For the last several weeks, I have eagerly awaited my first Mother’s day. I have envisioned opening a card from “Joycelen” on Sunday morning….and I just knew that M would have picked out the perfect gift to mark this special day.
As life would have it, the week preceding Mother’s day was extremely hectic for M and I both. It was M’s week to open at this office, which meant he was leaving the house at 4:30 a.m. Factor in my need to work several late nights, the start of picking season for our blueberry crop, and obligations to our church – M had no free time to go shopping.
Late Saturday night, M explained that while he had all these ideas for ways to make my day special, nothing had come to fruition.
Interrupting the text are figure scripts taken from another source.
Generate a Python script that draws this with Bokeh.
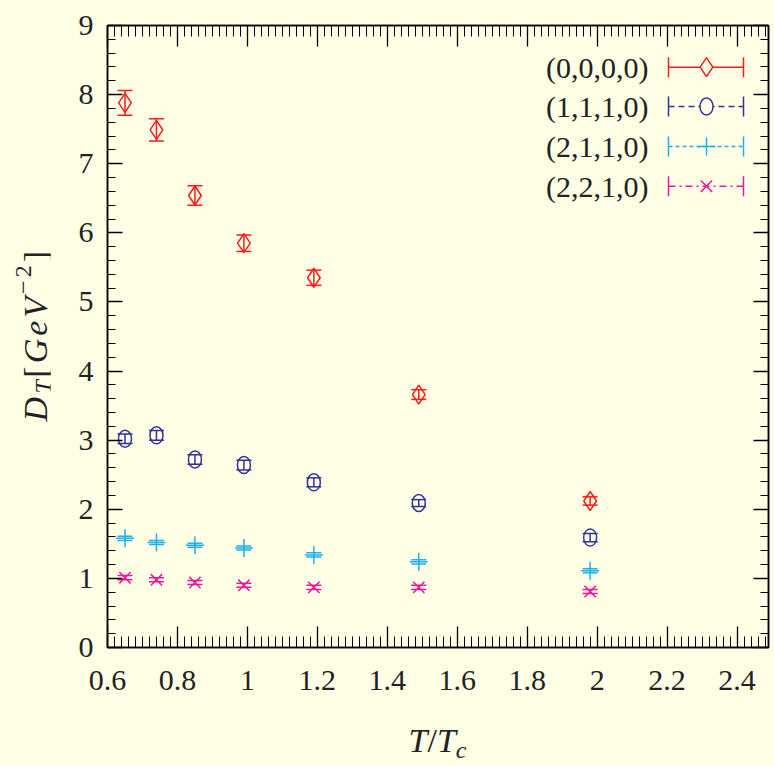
from bokeh.plotting import figure
from bokeh.models import (ColumnDataSource, Whisker, TeeHead, FixedTicker,
                          LinearAxis, Label, Range1d, Div)
from bokeh.layouts import row, column
from bokeh.embed import file_html
from bokeh.resources import INLINE

# ---------------- data ----------------
T_over_Tc = [0.65, 0.74, 0.85, 0.99, 1.19, 1.49, 1.98]

D_0000 = [7.88, 7.49, 6.54, 5.85, 5.35, 3.66, 2.12]
E_0000 = [0.18, 0.16, 0.14, 0.12, 0.11, 0.07, 0.06]

D_1110 = [3.02, 3.07, 2.72, 2.64, 2.39, 2.09, 1.59]
E_1110 = [0.07, 0.07, 0.07, 0.07, 0.065, 0.05, 0.06]

D_2110 = [1.58, 1.52, 1.48, 1.44, 1.34, 1.24, 1.11]
E_2110 = [0.03, 0.03, 0.03, 0.03, 0.03, 0.03, 0.03]

D_2210 = [1.01, 0.98, 0.94, 0.90, 0.87, 0.87, 0.81]
E_2210 = [0.03, 0.03, 0.03, 0.03, 0.03, 0.03, 0.03]

series_labels = ["(0,0,0,0)", "(1,1,1,0)", "(2,1,1,0)", "(2,2,1,0)"]

x_ticks = [0.6, 0.8, 1.0, 1.2, 1.4, 1.6, 1.8, 2.0, 2.2, 2.4]
x_tick_labels = ["0.6", "0.8", "1", "1.2", "1.4", "1.6", "1.8", "2", "2.2", "2.4"]
y_ticks = [0, 1, 2, 3, 4, 5, 6, 7, 8, 9]
y_tick_labels = ["0", "1", "2", "3", "4", "5", "6", "7", "8", "9"]

# ---------------- style ----------------
BG = "#ffffe5"
RED = "#ff1a1a"
BLUE = "#32329a"
CYAN = "#1fb0ee"
MAGENTA = "#f0189a"
TXT = "#222222"
SERIF = "Liberation Serif"

X0, X1 = 0.6, 2.49
Y0, Y1 = 0.0, 9.0
# frame geometry in page pixels
FL, FR, FT, FB = 107, 768, 25, 647
YDIV_W = 50
P_BOTTOM = 66
P_H = FT + (FB - FT) + P_BOTTOM
XDIV_H = 766 - P_H


def dx(px):
    return X0 + (px - FL) / (FR - FL) * (X1 - X0)


def dy(py):
    return Y0 + (FB - py) / (FB - FT) * (Y1 - Y0)


p = figure(frame_width=FR - FL, frame_height=FB - FT,
           x_range=Range1d(X0, X1), y_range=Range1d(Y0, Y1),
           output_backend="svg", toolbar_location=None,
           min_border_left=FL - YDIV_W, min_border_right=774 - FR,
           min_border_top=FT, min_border_bottom=P_BOTTOM,
           background_fill_color=BG, border_fill_color=BG)
p.xgrid.visible = False
p.ygrid.visible = False
p.outline_line_color = "black"
p.outline_line_width = 1.5

x_minor = [round(X0 + 0.02 * i, 2) for i in range(95)]
y_minor = [round(0.2 * i, 1) for i in range(46)]
xticker = FixedTicker(ticks=x_ticks, minor_ticks=x_minor)
yticker = FixedTicker(ticks=y_ticks, minor_ticks=y_minor)

p.add_layout(LinearAxis(ticker=xticker), "above")
p.add_layout(LinearAxis(ticker=yticker), "right")


def style_axis(ax, ticker, major_in, minor_in, labels, overrides):
    ax.ticker = ticker
    ax.major_tick_in = major_in
    ax.major_tick_out = 0
    ax.minor_tick_in = minor_in
    ax.minor_tick_out = 0
    ax.axis_line_color = "black"
    ax.axis_line_width = 1.5
    ax.major_tick_line_color = "black"
    ax.major_tick_line_width = 1.3
    ax.minor_tick_line_color = "black"
    ax.minor_tick_line_width = 1.0
    ax.axis_label = None
    ax.major_label_text_font = SERIF
    if labels:
        ax.major_label_overrides = overrides
        ax.major_label_text_font_size = "30px"
        ax.major_label_text_color = TXT
    else:
        ax.major_label_overrides = {k: "" for k in overrides}
        ax.major_label_text_font_size = "1px"
        ax.major_label_standoff = 0


xo = dict(zip(x_ticks, x_tick_labels))
yo = dict(zip(y_ticks, y_tick_labels))
for ax in p.below:
    style_axis(ax, xticker, 21, 11, True, xo)
    ax.major_label_standoff = 23
for ax in p.above:
    style_axis(ax, xticker, 21, 11, False, xo)
for ax in p.left:
    style_axis(ax, yticker, 15, 8, True, yo)
    ax.major_label_standoff = 14
for ax in p.right:
    style_axis(ax, yticker, 15, 8, False, yo)


# ---------------- error bars ----------------
def add_err(ys, es, color):
    src = ColumnDataSource(dict(base=T_over_Tc,
                                upper=[a + b for a, b in zip(ys, es)],
                                lower=[a - b for a, b in zip(ys, es)]))
    w = Whisker(source=src, base="base", upper="upper", lower="lower",
                dimension="height", line_color=color, line_width=1.5,
                upper_head=TeeHead(size=15, line_color=color, line_width=1.5),
                lower_head=TeeHead(size=15, line_color=color, line_width=1.5))
    p.add_layout(w)


add_err(D_0000, E_0000, RED)
add_err(D_1110, E_1110, BLUE)
add_err(D_2110, E_2110, CYAN)
add_err(D_2210, E_2210, MAGENTA)

# ---------------- markers ----------------
p.scatter(T_over_Tc, D_0000, marker="diamond", size=19, fill_color=None,
          line_color=RED, line_width=1.5)
p.ellipse(T_over_Tc, D_1110, width=13, height=17, width_units="screen",
          height_units="screen", fill_color=None, line_color=BLUE, line_width=1.5)
p.scatter(T_over_Tc, D_2110, marker="cross", size=18, line_color=CYAN, line_width=1.5)
p.scatter(T_over_Tc, D_2210, marker="x", size=16, line_color=MAGENTA, line_width=1.5)

# ---------------- legend (custom: label left, sample right) ----------------
LEG_ROWS = [66.7, 106.0, 146.0, 185.7]
LEG_XA, LEG_XB, LEG_XM, LEG_TX = 668, 743, 706, 648
CAP = 10
colors = [RED, BLUE, CYAN, MAGENTA]
dashes = ["solid", "6 4", "4 3", "7 4 2 4"]
for i, (lab, col, dash) in enumerate(zip(series_labels, colors, dashes)):
    py = LEG_ROWS[i]
    p.add_layout(Label(x=dx(LEG_TX), y=dy(py), text=lab, text_align="right",
                       text_baseline="middle", text_font=SERIF,
                       text_font_size="30px", text_color=TXT))
    p.segment(x0=[dx(LEG_XA)], y0=[dy(py)], x1=[dx(LEG_XB)], y1=[dy(py)],
              line_color=col, line_width=1.5, line_dash=dash)
    p.segment(x0=[dx(LEG_XA), dx(LEG_XB)], y0=[dy(py - CAP), dy(py - CAP)],
              x1=[dx(LEG_XA), dx(LEG_XB)], y1=[dy(py + CAP), dy(py + CAP)],
              line_color=col, line_width=1.5)

p.scatter([dx(LEG_XM)], [dy(LEG_ROWS[0])], marker="diamond", size=19,
          fill_color=BG, line_color=RED, line_width=1.5)
p.ellipse([dx(LEG_XM)], [dy(LEG_ROWS[1])], width=13, height=17, width_units="screen",
          height_units="screen", fill_color=BG, line_color=BLUE, line_width=1.5)
p.scatter([dx(LEG_XM)], [dy(LEG_ROWS[2])], marker="cross", size=18,
          line_color=CYAN, line_width=1.5)
p.scatter([dx(LEG_XM)], [dy(LEG_ROWS[3])], marker="x", size=16,
          line_color=MAGENTA, line_width=1.5)

# ---------------- axis titles (HTML text, math-like) ----------------
font_css = "font-family:'Liberation Serif',serif;color:%s;" % TXT
y_html = (
    '<div style="display:flex;align-items:center;justify-content:flex-start;'
    'box-sizing:border-box;padding-left:17px;width:%dpx;height:%dpx;background:%s;">'
    '<span style="writing-mode:vertical-rl;transform:rotate(180deg);white-space:nowrap;'
    'letter-spacing:3px;font-size:34px;line-height:38px;%s">'
    '<i>D</i><span style="font-size:24px;vertical-align:-7px;line-height:0;'
    'margin-right:2px"><i>T</i></span>'
    '[<i>GeV</i><span style="font-size:24px;vertical-align:13px;line-height:0">\u22122</span>]'
    '</span></div>' % (YDIV_W, 2 * 335, BG, font_css))
x_html = (
    '<div style="box-sizing:border-box;width:774px;height:%dpx;padding-left:%dpx;'
    'padding-top:8px;background:%s;">'
    '<div style="width:%dpx;text-align:center;white-space:nowrap;font-size:34px;'
    'line-height:40px;%s">'
    '<i>T</i>/<i>T</i><span style="font-size:24px;vertical-align:-6px;line-height:0">'
    '<i>c</i></span></div></div>' % (XDIV_H, FL, BG, FR - FL, font_css))

ydiv = Div(text=y_html, width=YDIV_W, height=P_H, margin=0,
           styles={"background-color": BG})
xdiv = Div(text=x_html, width=774, height=XDIV_H, margin=0,
           styles={"background-color": BG})

layout = column(row(ydiv, p, spacing=0), xdiv, spacing=0,
                styles={"background-color": BG})

open("out.html", "w").write(file_html(layout, INLINE))
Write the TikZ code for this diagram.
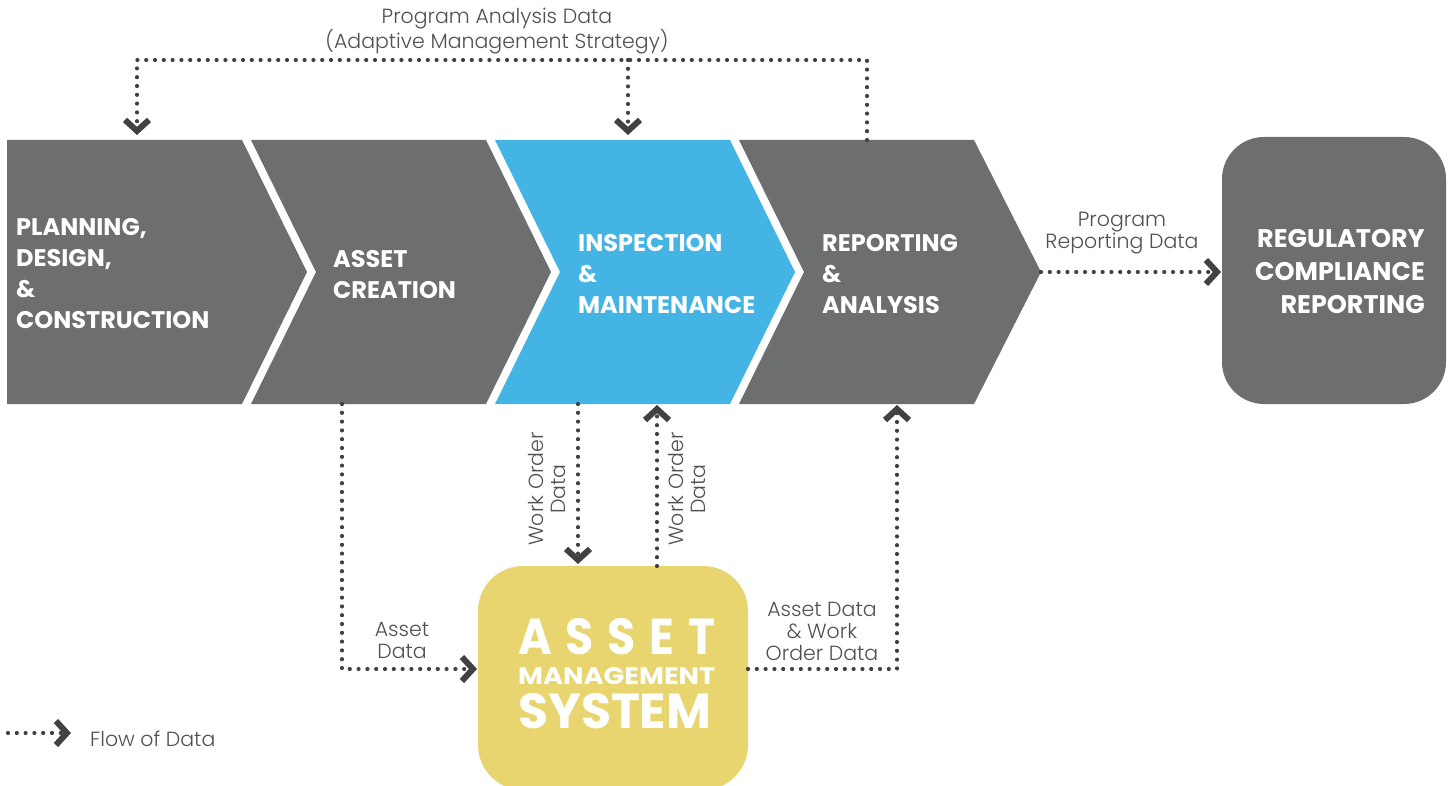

He wanted to let me know so that I wouldn’t be disappointed. And I assured him that I would not be…..
Sunday morning came, and with it a Happy Mother’s Day whisper in my ear, and the site of M feeding Joycelen. Later that morning, M placed Joycelen in my arms for a power nap while he showered and dressed for church. It was a wonderful start to the day. But the joy quickly dissipated when M made plans to do a favor for my father immediately after church, without consulting me. (Side note: I did not mind M doing the favor for my father, just the fact that he had consulted with me first. We have an agreement to check with one another before committing to things). The fact that M had neglected to check with me, stung….the fact that he did it on Mother’s day made the sting even more painful. We sat in stoney silence in the church’s sound booth, preparing for the morning’s worship service.
In the silence of the sanctuary, I glanced at my husband, his normally cheerful eyes were hollow. His happy smile was gone, and in its place a look of utter defeat. I nugged him and said “Babe, what’s wrong?”
His reply, “I failed you.”
What followed was a lengthy discussion (that would be repeated a few more times throughout the day) in which M stated how horrible he felt about not buying me a card/gift, and my reassuring him that it really didn’t matter (even though in a way it did).
There were high points to the day – laughing with M’s family at dinner, enjoying cake with my family, and a nap on the couch with M and Joycelen. But once again as the day drew to a close, I felt the disappointment swelling, and I retreated into myself….sitting silently on the couch while M feed Joycelen a bottle.
This time M reached out to me….moving to sit beside me. Instinctively, I leaned into him. And soon we were conversing, stating our hurt/pain. And as Food Network played in the background, we reconnected. Soon Joycelen finished her bottle, drifted off to sleep, and M laid her down. Watching his tenderness with our daughter, made my heart burst with love.
As I replayed the day in my head, I thought about the moments I had been gifted with:
– Moments of holding my peaceful sleeping baby
– M handling all of the diaper changes while I conversed with family and friends
– A quiet evening in our home, just the 3 of us – no commitments, no phones to answer, no where to be but together.
Perhaps, my first Mother’s Day did not happen as I had envisioned it would. But with a little perspective, I can see that it was a wonderful day.
** I would be remiss if I did not brag that M surprised me this morning by telling me to purchase the Nikon D3000 I’ve been eyeing for months. While I do not need gifts to make me happy, it meant a lot that M wanted me to purchase something that I longed for but had deemed as a “save and purchase later item”. It should arrive Wednesday….so excited!